U²B. It is actually a very easy experiment to design in situ – all you do is run a bunch of pipes with and without the repurposed fridge magnets attached, then put a proper beer line cleaner (not the purple stuff) through and study the UV absorption of what comes out. (This is a standard, easy way to measure protein concentration – proteins absorb UV well at 280nm). Using protein concentration as a surrogate for yeasts and other biological crud will give a very quick idea of how much muck is in the line and if the Magic Fridge Magnet has worked you’d expect what comes out of those lines to absorb less. Cos it’s got less crud in. Seemples, as that nice anthropomorphic meerkat on the telly would say.

The other flaw with the ‘data’ they give is they use Candida utilis rather than Saccharomyces in their in vitro study. While both are yeasts – sort of – Saccharomyces and Candida are very distinct biologically and behave very differently, notably in their ability to stick to stuff.
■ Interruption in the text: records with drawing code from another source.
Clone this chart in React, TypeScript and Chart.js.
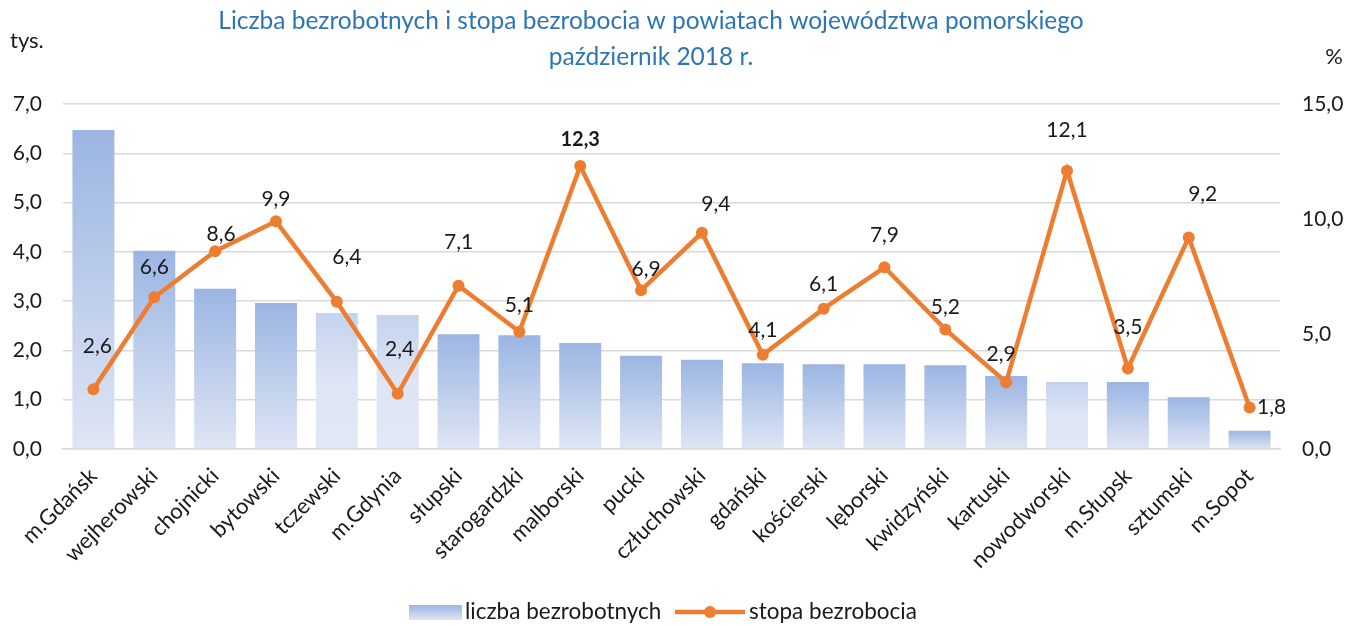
import React, { useEffect, useRef } from 'react';
import { Chart, registerables } from 'chart.js';

Chart.register(...registerables);

const categories = [
  'm.Gdańsk', 'wejherowski', 'chojnicki', 'bytowski', 'tczewski', 'm.Gdynia',
  'słupski', 'starogardzki', 'malborski', 'pucki', 'człuchowski', 'gdański',
  'kościerski', 'lęborski', 'kwidzyński', 'kartuski', 'nowodworski', 'm.Słupsk',
  'sztumski', 'm.Sopot',
];
const unemployed = [6.47, 4.02, 3.25, 2.96, 2.76, 2.72, 2.33, 2.31, 2.15, 1.89, 1.81, 1.74, 1.72, 1.72, 1.7, 1.48, 1.36, 1.36, 1.05, 0.37];
const rate = [2.6, 6.6, 8.6, 9.9, 6.4, 2.4, 7.1, 5.1, 12.3, 6.9, 9.4, 4.1, 6.1, 7.9, 5.2, 2.9, 12.1, 3.5, 9.2, 1.8];
const leftTicks = [0, 1, 2, 3, 4, 5, 6, 7];
const rightTicks = [0, 5, 10, 15];
const titleLines = ['Liczba bezrobotnych i stopa bezrobocia w powiatach województwa pomorskiego', 'październik 2018 r.'];
const seriesNames = ['liczba bezrobotnych', 'stopa bezrobocia'];
const leftUnit = 'tys.';
const rightUnit = '%';

// style-only: bars drawn with lighter gradient, and label offsets (px) from points
const lightBars = [4, 5, 16];
const labelOffsets: [number, number][] = [
  [4, -43], [0, -30], [6, -17], [0, -22], [10, -45], [2, -45], [0, -43], [0, -26],
  [0, -27], [5, -21], [14, -29], [0, -24], [0, -24], [0, -32], [0, -22], [-5, -28],
  [0, -40], [0, -41], [14, -43], [22, 0],
];

const FONT = 'Lato, "Noto Sans", sans-serif';
const FS = 21;
const TEXT = '#1a1a1a';
const ORANGE = '#ED7D31';
const fmt = (v: number) => v.toFixed(1).replace('.', ',');

export default function App() {
  const ref = useRef<HTMLCanvasElement | null>(null);
  useEffect(() => {
    if (!ref.current) return;
    const maxRate = Math.max(...rate);

    const overlay = {
      id: 'overlay',
      afterDatasetsDraw(chart: any) {
        const c = chart.ctx;
        const meta = chart.getDatasetMeta(0);
        c.save();
        c.textAlign = 'center';
        c.textBaseline = 'middle';
        c.fillStyle = TEXT;
        meta.data.forEach((pt: any, i: number) => {
          const bold = rate[i] === maxRate;
          c.font = `${bold ? 'bold ' : ''}${bold ? 20 : FS}px ${FONT}`;
          const [dx, dy] = labelOffsets[i];
          c.fillText(fmt(rate[i]), pt.x + dx, pt.y + dy);
        });
        c.restore();
      },
      afterDraw(chart: any) {
        const c = chart.ctx;
        c.save();
        c.textBaseline = 'middle';
        // title
        c.fillStyle = '#2E75B6';
        c.font = `24.5px ${FONT}`;
        c.textAlign = 'center';
        c.fillText(titleLines[0], 651, 21);
        c.fillText(titleLines[1], 651, 57);
        // units
        c.fillStyle = TEXT;
        c.font = `22px ${FONT}`;
        c.textAlign = 'left';
        c.fillText(leftUnit, 10, 41);
        c.textAlign = 'right';
        c.fillText(rightUnit, 1343, 57);
        // legend
        c.font = `22.5px ${FONT}`;
        const ly = 612;
        const g = c.createLinearGradient(0, ly - 7, 0, ly + 8);
        g.addColorStop(0, 'rgb(155,181,227)');
        g.addColorStop(1, 'rgb(222,229,244)');
        c.fillStyle = g;
        c.fillRect(409, ly - 7, 53, 15);
        c.fillStyle = TEXT;
        c.textAlign = 'left';
        c.fillText(seriesNames[0], 465, ly);
        c.strokeStyle = ORANGE;
        c.lineWidth = 4.5;
        c.beginPath();
        c.moveTo(675, ly);
        c.lineTo(745, ly);
        c.stroke();
        c.fillStyle = ORANGE;
        c.beginPath();
        c.arc(710, ly, 6, 0, Math.PI * 2);
        c.fill();
        c.fillStyle = TEXT;
        c.fillText(seriesNames[1], 749, ly);
        c.restore();
      },
    };

    const barColor = (ctx: any) => {
      const chart = ctx.chart;
      const y = chart.scales?.y;
      if (!y || !chart.chartArea) return 'rgb(170,192,232)';
      const top = y.getPixelForValue(ctx.raw ?? 0);
      const base = y.getPixelForValue(0);
      if (!isFinite(top) || !isFinite(base) || base - top < 1) return 'rgb(170,192,232)';
      const g = chart.ctx.createLinearGradient(0, top, 0, base);
      if (lightBars.includes(ctx.dataIndex)) {
        g.addColorStop(0, 'rgb(196,211,238)');
        g.addColorStop(0.5, 'rgb(222,229,244)');
        g.addColorStop(1, 'rgb(225,231,245)');
      } else {
        g.addColorStop(0, 'rgb(155,181,227)');
        g.addColorStop(1, 'rgb(223,230,244)');
      }
      return g;
    };

    const chart = new Chart(ref.current, {
      data: {
        labels: categories,
        datasets: [
          {
            type: 'line',
            label: seriesNames[1],
            data: rate,
            yAxisID: 'y1',
            borderColor: ORANGE,
            backgroundColor: ORANGE,
            borderWidth: 4.5,
            pointRadius: 6,
            pointBackgroundColor: ORANGE,
            pointBorderWidth: 0,
            tension: 0,
            order: 0,
          } as any,
          {
            type: 'bar',
            label: seriesNames[0],
            data: unemployed,
            yAxisID: 'y',
            backgroundColor: barColor,
            barPercentage: 0.69,
            categoryPercentage: 1,
            order: 1,
          } as any,
        ],
      },
      options: {
        animation: false,
        responsive: true,
        maintainAspectRatio: false,
        layout: { padding: { top: 104, left: 0, right: 0, bottom: 0 } },
        plugins: {
          legend: { display: false },
          title: { display: false },
          tooltip: { enabled: false },
        },
        scales: {
          x: {
            grid: { display: false, drawTicks: false },
            border: { display: true, color: '#D9D9D9', width: 1.5 },
            ticks: {
              color: TEXT,
              font: { family: FONT, size: 22 },
              minRotation: 45,
              maxRotation: 45,
              padding: 14,
              autoSkip: false,
            },
            afterFit: (s: any) => { s.height = 626 - 449; },
          },
          y: {
            position: 'left',
            min: 0,
            max: 7,
            afterBuildTicks: (s: any) => { s.ticks = leftTicks.map((v) => ({ value: v })); },
            grid: { color: '#D9D9D9', lineWidth: 1.5, drawTicks: false },
            border: { display: false },
            ticks: {
              color: TEXT,
              font: { family: FONT, size: FS },
              padding: 21,
              callback: (v: any) => fmt(Number(v)),
            },
            afterFit: (s: any) => { s.width = 63; },
          },
          y1: {
            position: 'right',
            min: 0,
            max: 15,
            afterBuildTicks: (s: any) => { s.ticks = rightTicks.map((v) => ({ value: v })); },
            grid: { drawOnChartArea: false, drawTicks: false },
            border: { display: false },
            ticks: {
              color: TEXT,
              font: { family: FONT, size: FS },
              padding: 22,
              callback: (v: any) => fmt(Number(v)),
            },
            afterFit: (s: any) => { s.width = 82; },
          },
        },
      },
      plugins: [overlay],
    } as any);
    return () => chart.destroy();
  }, []);

  return (
    <div style={{ position: 'fixed', left: 0, top: 0, width: 1362, height: 626, background: '#fff' }}>
      <canvas ref={ref} />
    </div>
  );
}
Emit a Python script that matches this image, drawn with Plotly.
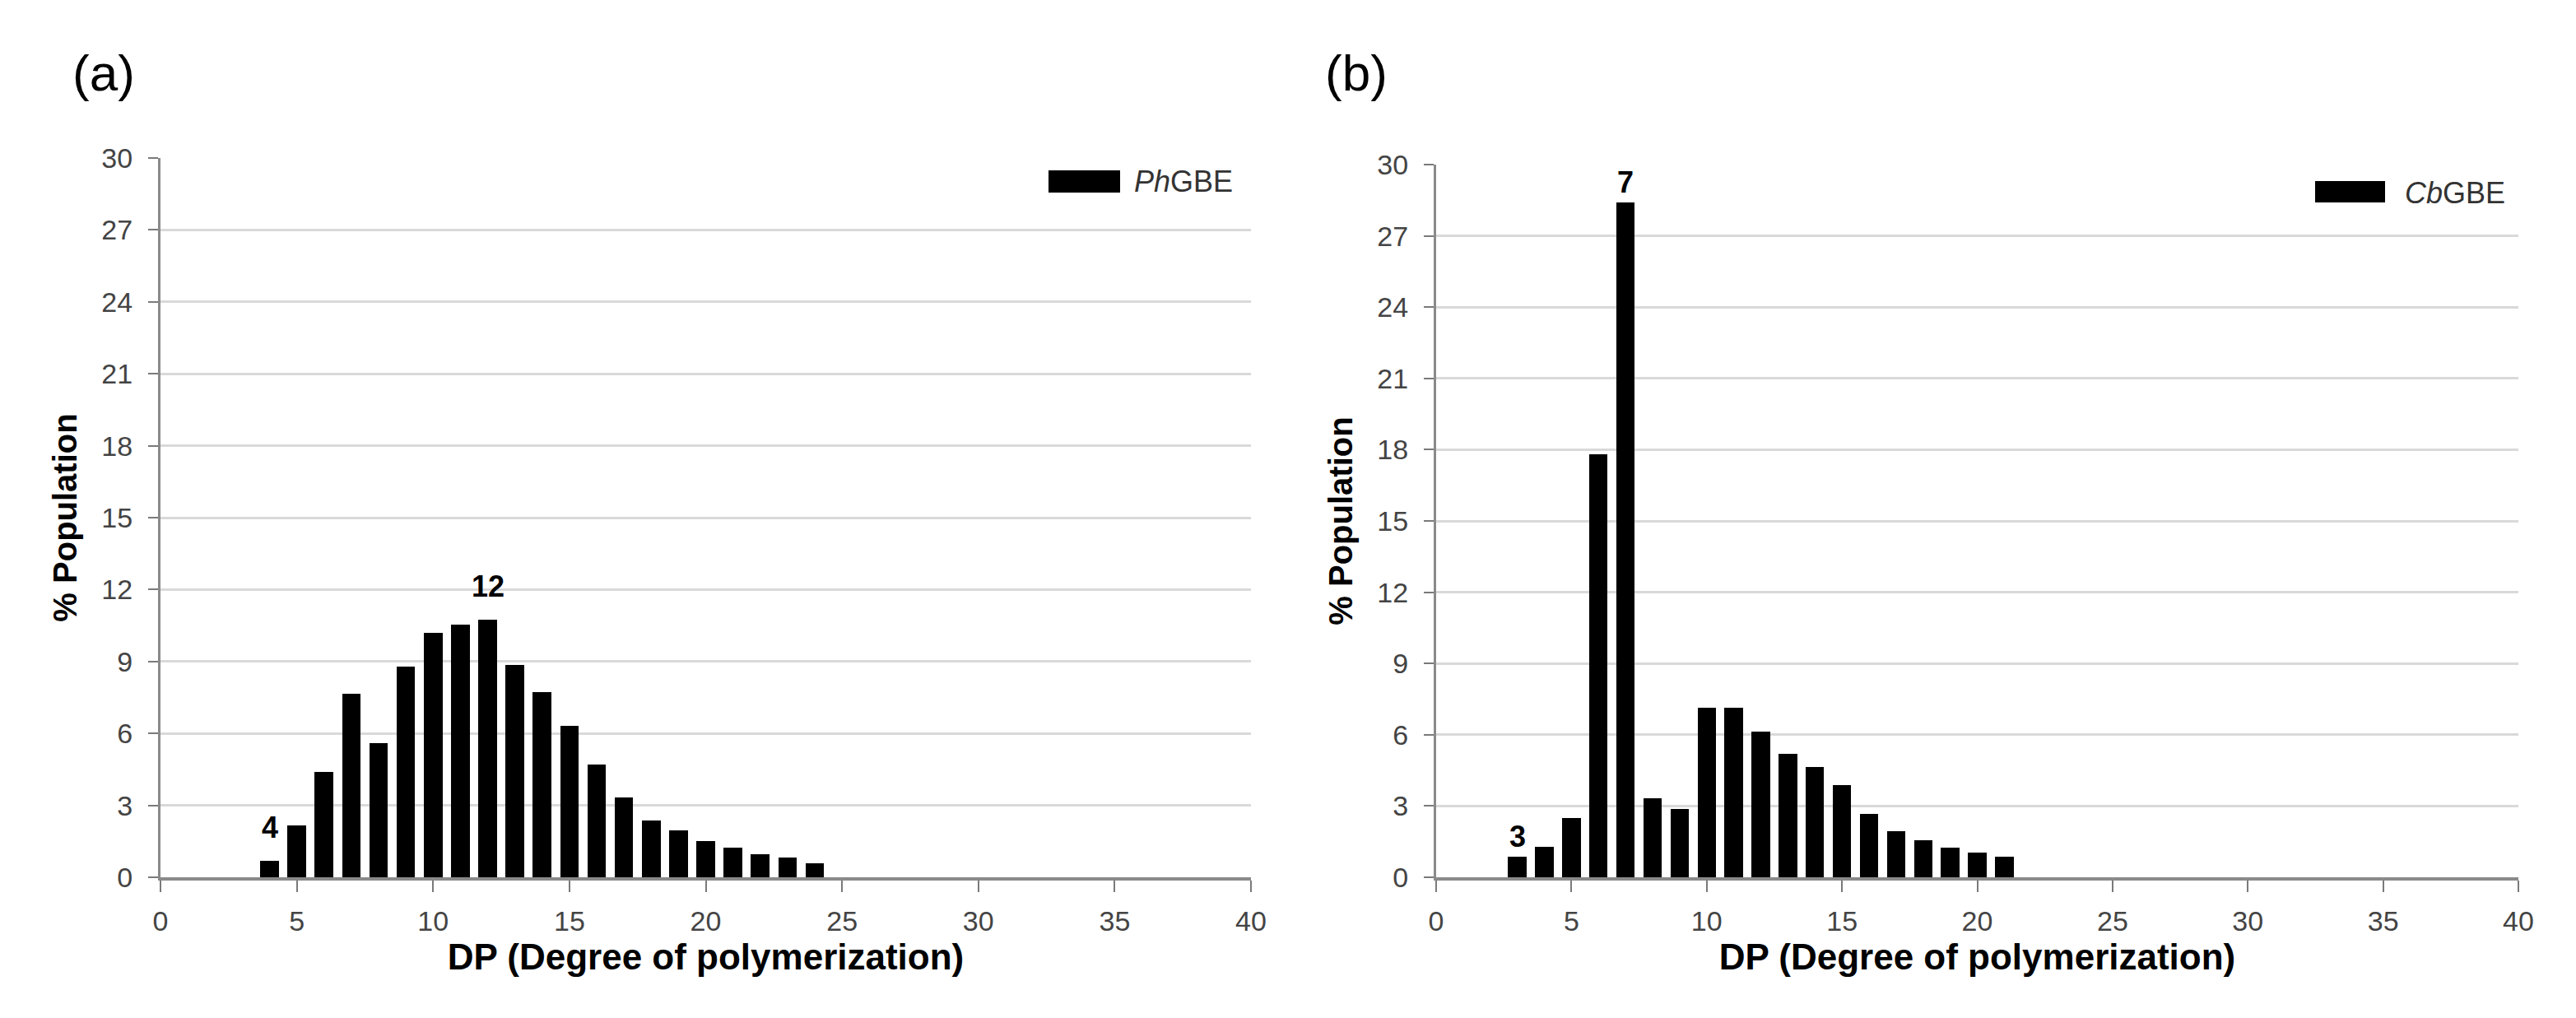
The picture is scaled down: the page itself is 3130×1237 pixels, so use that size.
import plotly.graph_objects as go

# ---- data ----
dp_a = list(range(4, 25))
pop_a = [0.68, 2.17, 4.41, 7.66, 5.59, 8.78, 10.18, 10.55, 10.74, 8.87, 7.72,
         6.33, 4.70, 3.34, 2.36, 1.94, 1.51, 1.22, 0.97, 0.82, 0.57]
dp_b = list(range(3, 22))
pop_b = [0.85, 1.29, 2.49, 17.8, 28.4, 3.32, 2.88, 7.12, 7.12, 6.12, 5.21,
         4.63, 3.88, 2.68, 1.95, 1.55, 1.23, 1.03, 0.86]
name_a = "<i>Ph</i>GBE"
name_b = "<i>Cb</i>GBE"
labels_a = [4, 12]
labels_b = [3, 7]
x_ticks = [0, 5, 10, 15, 20, 25, 30, 35, 40]
y_ticks = [0, 3, 6, 9, 12, 15, 18, 21, 24, 27, 30]

W, H = 3130, 1237
FONT = "Liberation Sans, Arial, sans-serif"

def px(x):
    return x / W

def py(y):
    return 1 - y / H

fig = go.Figure()
fig.add_trace(go.Bar(x=dp_a, y=pop_a, width=0.68, marker=dict(color="black", line=dict(width=0)),
                     name=name_a, xaxis="x", yaxis="y", showlegend=False))
fig.add_trace(go.Bar(x=dp_b, y=pop_b, width=0.68, marker=dict(color="black", line=dict(width=0)),
                     name=name_b, xaxis="x2", yaxis="y2", showlegend=False))

def xaxis(domain, anchor):
    return dict(domain=domain, anchor=anchor, range=[0, 40], tickvals=x_ticks, automargin=False,
                showline=True, linecolor="#8a8a8a", linewidth=4, ticks="outside", ticklen=14,
                tickwidth=2, tickcolor="#7a7a7a", showgrid=False, zeroline=False,
                ticklabelstandoff=6,
                tickfont=dict(size=34, color="#444444", family=FONT),
                title=dict(text="<b>DP (Degree of polymerization)</b>", standoff=6,
                           font=dict(size=44, color="black", family=FONT)))

def yaxis(domain, anchor):
    return dict(domain=domain, anchor=anchor, range=[0, 30], tickvals=y_ticks, automargin=False,
                showline=True, linecolor="#8a8a8a", linewidth=3, ticks="outside", ticklen=12,
                tickwidth=2, tickcolor="#7a7a7a", showgrid=True, gridcolor="#d9d9d9", gridwidth=3,
                zeroline=False, ticklabelstandoff=12,
                tickfont=dict(size=34, color="#444444", family=FONT),
                title=dict(text="<b>% Population</b>", standoff=18,
                           font=dict(size=40, color="black", family=FONT)))

fig.update_layout(
    width=W, height=H,
    margin=dict(l=0, r=0, t=0, b=0, pad=0, autoexpand=False),
    paper_bgcolor="white", plot_bgcolor="white",
    font=dict(family=FONT),
    bargap=0,
    xaxis=xaxis([px(187), px(1512)], "y"),
    yaxis=yaxis([py(1058), py(184)], "x"),
    xaxis2=xaxis([px(1737), px(3052)], "y2"),
    yaxis2=yaxis([py(1058), py(192)], "x2"),
)

annotations = []
for v in labels_a:
    annotations.append(dict(x=v, y=pop_a[dp_a.index(v)], xref="x", yref="y", text=f"<b>{v}</b>",
                            showarrow=False, xanchor="center", yanchor="bottom", yshift=18,
                            font=dict(size=36, color="black", family=FONT)))
for v in labels_b:
    annotations.append(dict(x=v, y=pop_b[dp_b.index(v)], xref="x2", yref="y2", text=f"<b>{v}</b>",
                            showarrow=False, xanchor="center", yanchor="bottom", yshift=2,
                            font=dict(size=36, color="black", family=FONT)))
annotations.append(dict(x=px(118), y=py(80), xref="paper", yref="paper", text="(a)", showarrow=False,
                        xanchor="center", yanchor="middle",
                        font=dict(size=62, color="black", family=FONT)))
annotations.append(dict(x=px(1640), y=py(80), xref="paper", yref="paper", text="(b)", showarrow=False,
                        xanchor="center", yanchor="middle",
                        font=dict(size=62, color="black", family=FONT)))
# legends
annotations.append(dict(x=px(1368), y=py(213), xref="paper", yref="paper", text=name_a, showarrow=False,
                        xanchor="left", yanchor="middle", font=dict(size=36, color="#333333", family=FONT)))
annotations.append(dict(x=px(2912), y=py(226), xref="paper", yref="paper", text=name_b, showarrow=False,
                        xanchor="left", yanchor="middle", font=dict(size=36, color="#333333", family=FONT)))
fig.update_layout(annotations=annotations)

fig.add_shape(type="rect", xref="paper", yref="paper", x0=px(1266), x1=px(1353), y0=py(226), y1=py(199),
              fillcolor="black", line=dict(width=0))
fig.add_shape(type="rect", xref="paper", yref="paper", x0=px(2805), x1=px(2890), y0=py(238), y1=py(212),
              fillcolor="black", line=dict(width=0))

fig.write_html("out.html")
An in-vitro study on one does not mean you can make similar claims regarding the in situ behaviour of an entirely different organism. But that’s just me nit picking – that design flaw would be a concern if what they were studying is a real phenomenon rather than Tooth Fairy Science (see this post for an explanation of that).

Some claims are truly breath-taking:

“Continious [sic] EM field generates ion clusters throughout the beer line system (unlike other magnet based systems) causing clustering of charged particles and preventing attachment to beer lines. Induced high frequency current (in this case in beer), Bio film is reduced and in some cases prevented completely by the “skin effect” – whereby the current density near the surface of the conductor is far greater than at its core. This prevents bio film growth. As bacteria pass through the ferrite ring they receive a charge, which causes hydration and the cells effectively destroy themselves through reverse osmosis.”

While I understand all the individual words in this paragraph when taken as a whole it is, as we say in the trade, gibberish. It’s  U²B. It’s actually quite difficult to form a reasoned, evidence-based response to this twaddle. As Thomas Jefferson said on an entirely different subject: “Ridicule is the only weapon that can be used against unintelligible propositions. Ideas must be distinct before reason can act upon them.”